WWD: What type of impact may desalination and desalination-related technologies have on the future of the industry?
Coy:Already, desalination of brackish groundwater is taking hold throughout the west and southwest, because the technology is less expensive to run for lower salt removal processes, and the permitting issues are typically less complex.

Of course, as the cost of membrane-based desalination has come down, these projects are within reach for a broader range of customers throughout the world, beyond the traditional market of oil-rich middle eastern countries and tourist-rich Caribbean islands. I expect that we will also see further technological developments beyond the reverse osmosis membrane and distillation systems currently available, and such technology developments could have application in other areas of water treatment.

WWD: What impact does the fluctuation of water and sewer rates across the nation have on the industry? Do you feel there will be a time when the water and sewer rates will be regulated?
Coy:This is the real million-dollar question—or really, multi-billion-dollar question—for the water industry. I think that customer acceptance of rate increases will be critical to the future health of the water industry both here and abroad. Consumers must eventually learn that though water falls from the sky, getting it to your tap isn’t free. Water utilities are starting to understand that they need to market the value of their service. This is something that bottled water providers—who can sell a $6 bottle of water in a restaurant that hands out tap water for free—understood a long time ago.

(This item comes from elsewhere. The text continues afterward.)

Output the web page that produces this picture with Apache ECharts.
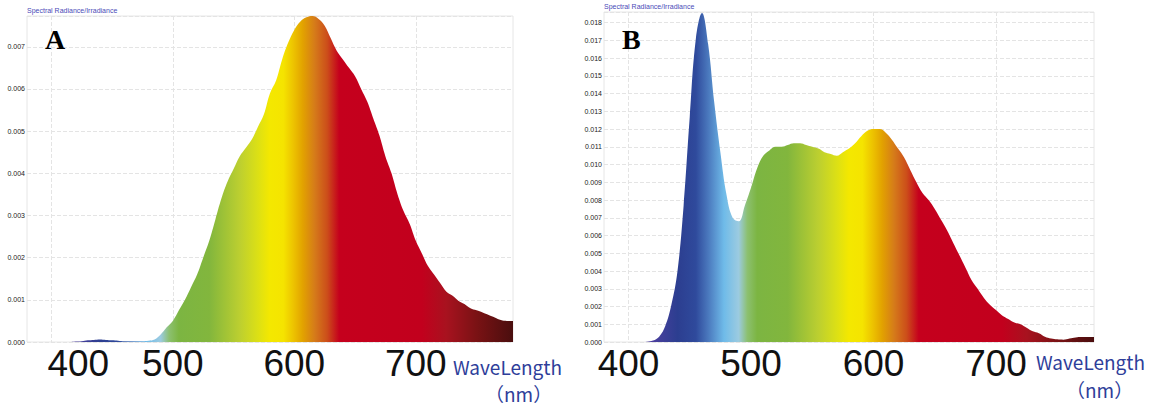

Water and sewer rates remain the lowest-priced utility services in the U.S., and there is tremendous opportunity for industry growth if we finally see a period of above-inflation levels of rate increases over the coming decade. I do believe that this initiative will come from local politicians learning to “market” the case for increased water investment to the public, rather than through any regulatory system. Investor-owned water utilities do have regulated rates, of course, and they have successfully invested in modernizing their systems and gaining higher rates to pay for that.

However, this system isn’t likely to be applied to municipal utilities, at least not in my lifetime. I think rate increases will have to be put in place voluntarily, city by city. Finally, we are beginning to see that happen, but there is still a long ways to go.